US politicians have approved a measure to lift the 40-year ban on crude oil exports.
The move is part of a $1.1 trillion (£738bn) spending bill approved by the Senate on Friday that will fund the US government until 2016.
Oil prices rose on Friday following several weeks of falls, as the markets cope with a glut of crude.
US oil producers will now be able to sell crude to the already saturated international market.
The bulk of US oil comes from shale producers. Production and exploration companies argued the ban - imposed during the Arab oil embargo in the mid-1970s - was outdated and unnecessary.
Opponents claimed that lifting the ban would lead to the loss of oil refining jobs and would be bad for the environment.
As a trade-off for lifting the ban, the spending bill includes tax breaks for solar and wind power and a pledge by Republicans not to block a $500m payment to the UN Green Climate Fund.
President Obama signed the bill into law on Friday.

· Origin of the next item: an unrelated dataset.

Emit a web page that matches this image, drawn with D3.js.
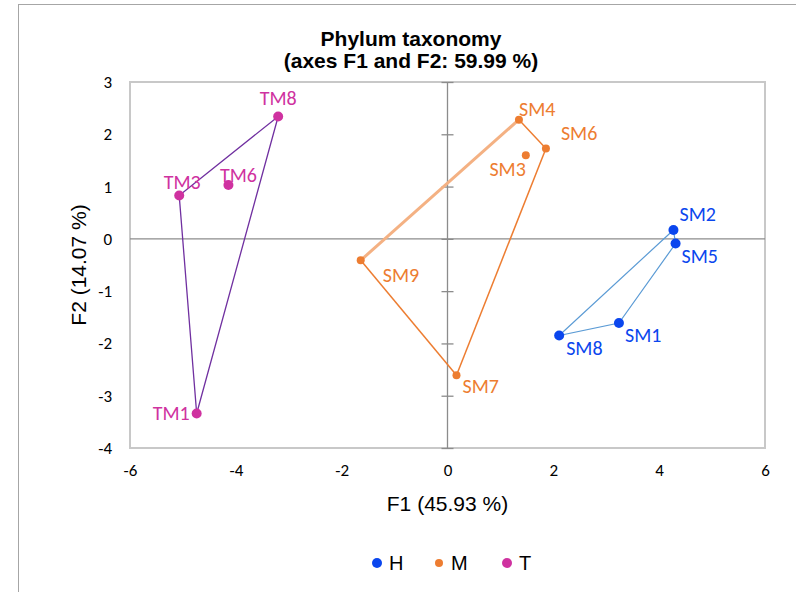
<!DOCTYPE html>
<html>
<head>
<meta charset="utf-8">
<script src="https://cdn.jsdelivr.net/npm/d3@7"></script>
<style>
  body { margin: 0; background: #fff; }
  svg { display: block; }
</style>
</head>
<body>
<div id="chart"></div>
<script>
// sample scores on F1 / F2
const names = ["SM2", "SM5", "SM1", "SM8", "SM4", "SM6", "SM3", "SM9", "SM7", "TM8", "TM3", "TM6", "TM1"]
const groups = ["H", "H", "H", "H", "M", "M", "M", "M", "M", "T", "T", "T", "T"]
const f1 = [4.27, 4.31, 3.24, 2.11, 1.35, 1.86, 1.48, -1.64, 0.17, -3.20, -5.07, -4.14, -4.74]
const f2 = [0.17, -0.09, -1.61, -1.85, 2.28, 1.73, 1.60, -0.41, -2.61, 2.34, 0.83, 1.03, -3.34]

// convex hulls, drawn as closed outlines
const hullH = ["SM2", "SM8", "SM1", "SM5", "SM2"]
const hullM = ["SM9", "SM4", "SM6", "SM7", "SM9"]
const hullT = ["TM8", "TM3", "TM1", "TM8"]

const legendKeys = ["H", "M", "T"]
const xTicks = [-6, -4, -2, 0, 2, 4, 6]
const yTicks = [-4, -3, -2, -1, 0, 1, 2, 3]

const W = 796, H = 592
const plot = { left: 130, right: 765, top: 82, bottom: 448 }

const color = { H: "#0a46ee", M: "#ed7d31", T: "#cf32a0" }
const radius = { H: 5, M: 4, T: 5 }

// label placement: [dx, dy, anchor]
const labelPos = {
  SM2: [6, -16, "start"], SM5: [6, 12, "start"], SM1: [6, 12, "start"], SM8: [7, 12, "start"],
  SM4: [0, -11, "start"], SM6: [15, -15, "start"], SM3: [0, 14, "end"],
  SM9: [22, 15, "start"], SM7: [6, 11, "start"],
  TM8: [0, -19, "middle"], TM3: [3, -13, "middle"], TM6: [10, -10, "middle"], TM1: [-7, 0, "end"]
}

const points = names.map((n, i) => ({ name: n, group: groups[i], x: f1[i], y: f2[i] }))
const byName = Object.fromEntries(points.map(p => [p.name, p]))

const x = d3.scaleLinear().domain([-6, 6]).range([plot.left, plot.right])
const y = d3.scaleLinear().domain([-4, 3]).range([plot.bottom, plot.top])

const svg = d3.select("#chart").append("svg")
  .attr("width", W)
  .attr("height", H)

// outer chart frame
svg.append("rect")
  .attr("x", 18.5).attr("y", 4.5)
  .attr("width", 800).attr("height", 600)
  .attr("fill", "none")
  .attr("stroke", "#a6a6a6")
  .attr("stroke-width", 1)

// plot area border
svg.append("rect")
  .attr("x", plot.left).attr("y", plot.top)
  .attr("width", plot.right - plot.left)
  .attr("height", plot.bottom - plot.top)
  .attr("fill", "none")
  .attr("stroke", "#c8c8c8")
  .attr("stroke-width", 2)

// axes through the origin
svg.append("line")
  .attr("x1", plot.left).attr("x2", plot.right)
  .attr("y1", y(0)).attr("y2", y(0))
  .attr("stroke", "#8c8c8c").attr("stroke-width", 1.3)

const yAxis = d3.axisLeft(y).tickValues(yTicks).tickSize(12).tickFormat("")
svg.append("g")
  .attr("transform", `translate(${x(0) + 6},0)`)
  .call(yAxis)
  .call(g => g.select(".domain").remove())
  .call(g => g.selectAll(".tick line").attr("stroke", "#8c8c8c").attr("stroke-width", 1.3))

svg.append("line")
  .attr("x1", x(0)).attr("x2", x(0))
  .attr("y1", plot.top).attr("y2", plot.bottom)
  .attr("stroke", "#8c8c8c").attr("stroke-width", 1.3)

// tick labels sit at the plot edges
const tickFont = "Carlito, Lato, sans-serif"
const fmt = d => String(d)
svg.append("g")
  .attr("transform", `translate(0,${plot.bottom})`)
  .call(d3.axisBottom(x).tickValues(xTicks).tickSize(0).tickPadding(16).tickFormat(fmt))
  .call(g => g.select(".domain").remove())
  .call(g => g.selectAll("text").attr("font-family", tickFont).attr("font-size", 17).attr("fill", "#000"))

svg.append("g")
  .attr("transform", `translate(${plot.left},0)`)
  .call(d3.axisLeft(y).tickValues(yTicks).tickSize(0).tickPadding(18).tickFormat(fmt))
  .call(g => g.select(".domain").remove())
  .call(g => g.selectAll("text").attr("font-family", tickFont).attr("font-size", 17).attr("fill", "#000"))

// hulls
const line = d3.line().x(d => x(byName[d].x)).y(d => y(byName[d].y))
svg.append("path").datum(hullH).attr("d", line)
  .attr("fill", "none").attr("stroke", "#5b9bd5").attr("stroke-width", 1.2)

const hullPairs = d3.pairs(hullM)
svg.selectAll(".hullM").data(hullPairs).enter().append("path")
  .attr("d", d => line(d))
  .attr("fill", "none")
  .attr("stroke", (d, i) => i === 0 ? "#f4b183" : "#ed7d31")
  .attr("stroke-width", (d, i) => i === 0 ? 3 : 1.5)

svg.append("path").datum(hullT).attr("d", line)
  .attr("fill", "none").attr("stroke", "#7030a0").attr("stroke-width", 1.3)

// points
svg.selectAll("circle.pt").data(points).enter().append("circle")
  .attr("class", "pt")
  .attr("cx", d => x(d.x))
  .attr("cy", d => y(d.y))
  .attr("r", d => radius[d.group])
  .attr("fill", d => color[d.group])

// point labels
svg.selectAll("text.lbl").data(points).enter().append("text")
  .attr("class", "lbl")
  .attr("x", d => x(d.x) + labelPos[d.name][0])
  .attr("y", d => y(d.y) + labelPos[d.name][1])
  .attr("dy", "0.35em")
  .attr("text-anchor", d => labelPos[d.name][2])
  .attr("font-family", tickFont)
  .attr("font-size", 20)
  .attr("fill", d => color[d.group])
  .text(d => d.name)

// title
const title = svg.append("text")
  .attr("x", 411).attr("y", 46)
  .attr("text-anchor", "middle")
  .attr("font-family", "'Liberation Sans', Arial, sans-serif")
  .attr("font-weight", "bold")
  .attr("font-size", 21)
title.append("tspan").attr("x", 411).text("Phylum taxonomy")
title.append("tspan").attr("x", 411).attr("dy", 22).text("(axes F1 and F2: 59.99 %)")

// axis titles
svg.append("text")
  .attr("x", (plot.left + plot.right) / 2).attr("y", 511)
  .attr("text-anchor", "middle")
  .attr("font-family", "'Liberation Sans', Arial, sans-serif")
  .attr("font-size", 21)
  .text("F1 (45.93 %)")

svg.append("text")
  .attr("transform", `translate(86,${(plot.top + plot.bottom) / 2}) rotate(-90)`)
  .attr("text-anchor", "middle")
  .attr("font-family", "'Liberation Sans', Arial, sans-serif")
  .attr("font-size", 21)
  .text("F2 (14.07 %)")

// legend
const legendX = [377, 439, 507]
const lg = svg.selectAll("g.lg").data(legendKeys).enter().append("g")
  .attr("class", "lg")
  .attr("transform", (d, i) => `translate(${legendX[i]},563)`)
lg.append("circle").attr("r", d => radius[d]).attr("fill", d => color[d])
lg.append("text")
  .attr("x", 12).attr("dy", "0.36em")
  .attr("font-family", "'Liberation Sans', Arial, sans-serif")
  .attr("font-size", 20)
  .text(d => d)
</script>
</body>
</html>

The global glut meant that lifting the ban was not expected to lead to significant US exports for months or even years, but could give producers extra flexibility.
George Baker, head of Producers for American Crude Oil Exports, said: "Now that we have levelled the playing field, the United States finally has an opportunity to compete and realise our nation's full potential as a global energy superpower."
Tom O'Malley, executive chairman of refiner PBF Energy, claimed that lifting the ban would lead at least one oil refinery on the US east coast to close.
"This is a crazy thing to do. Once you lift it, it's hard to reverse it," he said.